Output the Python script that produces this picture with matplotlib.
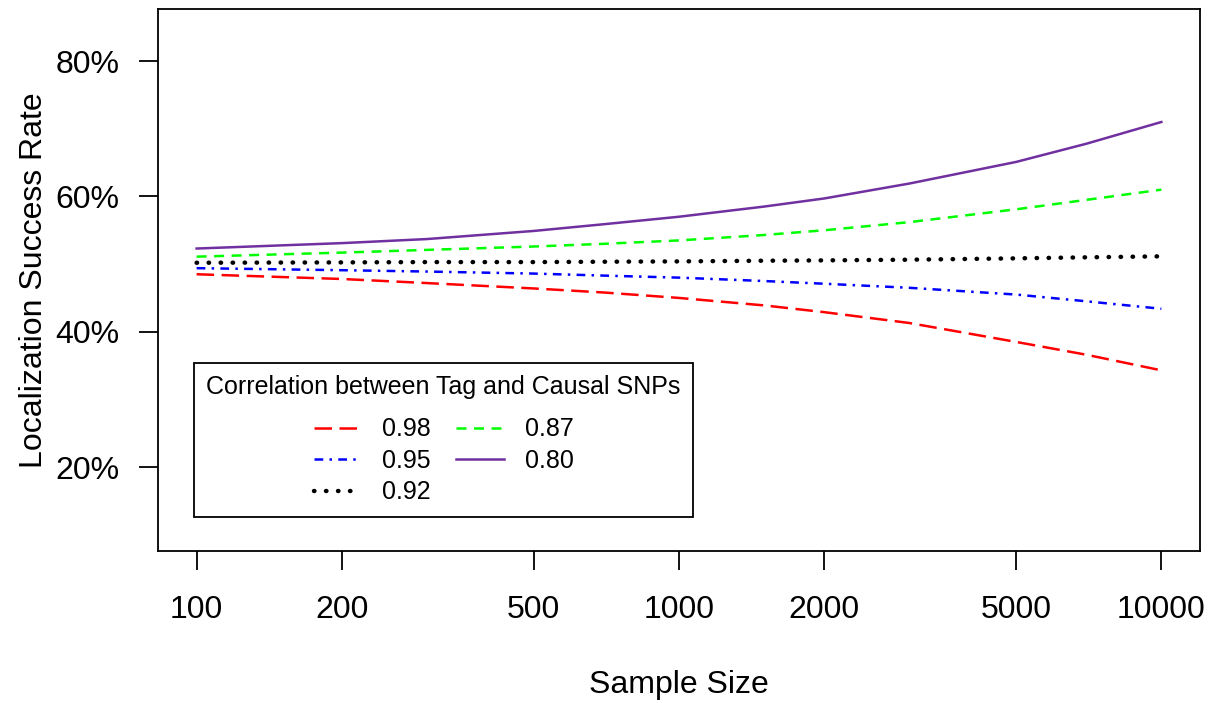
import matplotlib

matplotlib.use("Agg")
import matplotlib.pyplot as plt
from matplotlib.ticker import FixedLocator, FuncFormatter, NullLocator

plt.rcParams["font.family"] = ["Liberation Sans", "DejaVu Sans"]

sample_sizes = [100, 200, 300, 500, 700, 1000, 1500, 2000, 3000, 5000, 7000, 10000]

# localization success rate (%) per tag/causal correlation
rate_098 = [48.5, 47.8, 47.2, 46.4, 45.8, 45.0, 43.9, 42.9, 41.3, 38.5, 36.6, 34.3]
rate_095 = [49.4, 49.1, 48.9, 48.6, 48.3, 48.0, 47.5, 47.1, 46.5, 45.5, 44.5, 43.4]
rate_092 = [50.2, 50.25, 50.3, 50.3, 50.35, 50.4, 50.5, 50.55, 50.65, 50.85, 51.0, 51.15]
rate_087 = [51.1, 51.7, 52.1, 52.6, 53.0, 53.5, 54.3, 55.0, 56.2, 58.1, 59.5, 61.0]
rate_080 = [52.3, 53.1, 53.7, 54.9, 55.9, 57.0, 58.5, 59.7, 61.9, 65.1, 67.8, 71.0]

series_labels = ["0.98", "0.95", "0.92", "0.87", "0.80"]
series_values = [rate_098, rate_095, rate_092, rate_087, rate_080]
series_colors = ["#FF0000", "#0000FF", "#000000", "#00FF00", "#7030A0"]
series_dashes = [(7, 3), (3.5, 2.5, 1, 2.5), (0.1, 2.6), (4, 3), None]

x_ticks = [100, 200, 500, 1000, 2000, 5000, 10000]
y_ticks = [20, 40, 60, 80]


def main():
    fig = plt.figure(figsize=(12.1, 7.03), dpi=100)
    ax = fig.add_axes([0.1306, 0.2162, 0.8611, 0.771])

    handles = []
    for label, vals, color, dash in zip(series_labels, series_values, series_colors, series_dashes):
        if dash is None:
            (ln,) = ax.plot(sample_sizes, vals, color=color, lw=1.8, label=label)
        elif dash[0] < 0.5:
            # dotted line with round dots
            (ln,) = ax.plot(sample_sizes, vals, color=color, lw=3.2, label=label,
                            dashes=dash, dash_capstyle="round")
        else:
            (ln,) = ax.plot(sample_sizes, vals, color=color, lw=1.8, label=label,
                            dashes=dash)
        handles.append(ln)

    ax.set_xscale("log")
    ax.set_xlim(10 ** 1.92, 10 ** 4.08)
    ax.set_ylim(7.6, 87.7)

    ax.xaxis.set_major_locator(FixedLocator(x_ticks))
    ax.xaxis.set_minor_locator(NullLocator())
    ax.xaxis.set_major_formatter(FuncFormatter(lambda v, p: f"{int(round(v))}"))
    ax.yaxis.set_major_locator(FixedLocator(y_ticks))
    ax.yaxis.set_major_formatter(FuncFormatter(lambda v, p: f"{int(v)}%"))

    ax.tick_params(axis="both", direction="out", length=14, width=1.3,
                   labelsize=23, color="black")
    ax.tick_params(axis="x", pad=18)
    ax.tick_params(axis="y", pad=14)
    for sp in ax.spines.values():
        sp.set_linewidth(1.3)

    ax.set_xlabel("Sample Size", fontsize=23, labelpad=32)
    ax.set_ylabel("Localization Success Rate", fontsize=23, labelpad=4)

    leg = ax.legend(handles=handles, ncol=2, loc="upper left",
                    bbox_to_anchor=(0.0345, 0.347), borderaxespad=0,
                    title="Correlation between Tag and Causal SNPs",
                    fontsize=18, title_fontsize=18, frameon=True, fancybox=False,
                    framealpha=1.0, edgecolor="black", handlelength=1.9,
                    handletextpad=0.85, columnspacing=1.0, labelspacing=0.3,
                    borderpad=0.5)
    leg.get_frame().set_linewidth(1.3)
    leg._legend_box.sep = 13

    fig.savefig("out.png", dpi=100)


if __name__ == "__main__":
    main()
__________
**SHORT PROBLEM:** Begin at the top of the material above and output each line exactly, stopping after the line that holds "65.1, 67.8, 71.0]". Leave out pictures.

**WRITTEN REPLY:**
Output the Python script that produces this picture with matplotlib.
import matplotlib

matplotlib.use("Agg")
import matplotlib.pyplot as plt
from matplotlib.ticker import FixedLocator, FuncFormatter, NullLocator

plt.rcParams["font.family"] = ["Liberation Sans", "DejaVu Sans"]

sample_sizes = [100, 200, 300, 500, 700, 1000, 1500, 2000, 3000, 5000, 7000, 10000]

# localization success rate (%) per tag/causal correlation
rate_098 = [48.5, 47.8, 47.2, 46.4, 45.8, 45.0, 43.9, 42.9, 41.3, 38.5, 36.6, 34.3]
rate_095 = [49.4, 49.1, 48.9, 48.6, 48.3, 48.0, 47.5, 47.1, 46.5, 45.5, 44.5, 43.4]
rate_092 = [50.2, 50.25, 50.3, 50.3, 50.35, 50.4, 50.5, 50.55, 50.65, 50.85, 51.0, 51.15]
rate_087 = [51.1, 51.7, 52.1, 52.6, 53.0, 53.5, 54.3, 55.0, 56.2, 58.1, 59.5, 61.0]
rate_080 = [52.3, 53.1, 53.7, 54.9, 55.9, 57.0, 58.5, 59.7, 61.9, 65.1, 67.8, 71.0]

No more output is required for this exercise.